Empieza el curso con dos escuelas que cierran sus puertas. Dos pueblos más que no llegan a cuatro niños de tres a doce años de edad para mantenerla abierta. Todos los años, lenta, pero inexorablemente, la misma noticia: menos niños, menos aulas; más pueblos sin escuela, más tristeza en el invierno.

Si se hubieran cerrado todas a la vez, sería un escándalo que nos indignaría y nos llevaría a la protesta, a la movilización, a la búsqueda de soluciones. En el peor de los casos, al menos se hablaría de ello.

Pero así, a cuentagotas, año tras año cuando llega septiembre, la triste noticia del cierre de escuelas apenas resalta entre las discretas cifras menguantes de escolares, profesores e inversiones en los centros, y el desorbitado gasto de la vuelta al cole? con el equipamiento completo del Corté Inglés.

El caso es que los pueblos se quedan sin escuela, pero lo que preocupa es la superación del síndrome vacacional, y la incertidumbre de la aplicación de la enésima reforma de las leyes educativas que someten a alumnos y profes a un estrés de cambios burocráticos, reválidas, competencia entre centros y odiosas comparaciones.

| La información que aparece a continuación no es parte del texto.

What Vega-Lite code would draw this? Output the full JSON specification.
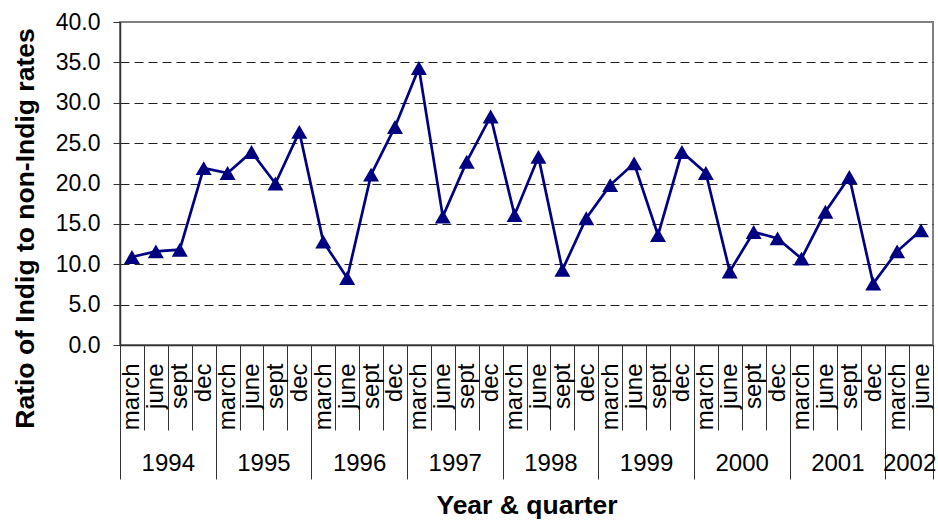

No puedo menos que recordar en estas fechas por qué decidí un día ser maestra, para cambiar -pensaba- un sistema educativo que reproducía las desigualdades sociales y para que los niños y niñas pudieran ser felices aprendiendo. O algo parecido, apenas intuido y animado por las experiencias de la nueva escuela que las profesoras, todas mujeres, de Pedagogía, nos daban a conocer.

Sin embargo, hace años que echaron el cierre, camuflado entre los datos del inicio de curso, las primeras escuelas donde empecé a trabajar a los veintidós años.

Cuando llegué a Porto, éramos en la escuela más de cien niños y niñas -entonces estaban hasta octavo de EGB- y cinco maestros, que al curso siguiente redujeron a tres juntando más cursos por aula. Ahora si hay algún niño va a la Escuela-Hogar de Puebla. Por cierto, nuestros alumnos eran bilingües, aunque no de inglés si no de gallego, y sus profes todos castellanos viejos. Aprendimos mucho unos de otros.

La escuela unitaria de Chanos, como la anterior en la Alta Sanabria, también ha cerrado por falta de niños. Dejé el curso antes de finalizar porque iba a nacer Violeta, no sin antes llevarme su regalo agradecido para mi hija y un recuerdo imborrable de mis pequeños alumnos. Como de todos los que he tenido la suerte de conocer.

En Samir de los Caños, ahora también sin escuela, mi hija cumplió su primer año y aprendió a andar y a relacionarse con todo bicho viviente, como una niña de pueblo que yo nunca pude ser. No pasé de ser una de las maestras de ciudad que vienen a dar clase.

Y resulta que esas tres primeras escuelas donde yo empecé a trabajar de maestra han cerrado. Los tres pueblos se han quedado sin niños, sin que nadie haya tomado conciencia de que algo muy importante se ha perdido en los pueblos.

Con total normalidad, y eso cuando no se han caído, han transformado las escuelas cerradas centros culturales, de usos múltiples, comedores sociales y hasta albergues de peregrinos. La situación se considera tan irreversible que a nadie se le ha pasado por la cabeza mantener los pupitres, las pizarras, los mapas.

Nadie piensa que se puedan volver a abrir las escuelas.

Si las escuelas cierran sin ruido al empezar el curso, cuando este acaba se producen miles de despidos de profesores también en silencio. Lo que en otras administraciones y hasta en la empresa privada sería objeto de crítica, escándalo y lucha, no mueve ni a la mínima solidaridad de trabajadores con los despedidos de la enseñanza. Miles de interinos que acaban la evaluación de sus alumnos en junio y no pueden ir a examinarlos en septiembre, porque se van al paro? hasta el próximo curso si hay suerte. Y así un año tras otro, educando a nuestros jóvenes a los que, salvo que cambien las cosas, les espera el mismo futuro.

Por eso hoy he recordado por qué quise ser maestra. Para que no se cierren las escuelas, para que no se despida a los profesores, para que no desaparezcan los niños de los pueblos, para que no desaparezcan los pueblos? Para no reproducir las desigualdades sociales. Para ser felices. Para luchar por serlo.

Para llevar la contraria a esos padres, esas madres, que nos decían: "Estudia hijo, hija, para que no seas como yo". Y estudiamos con su esfuerzo para llegar a ser como ellos.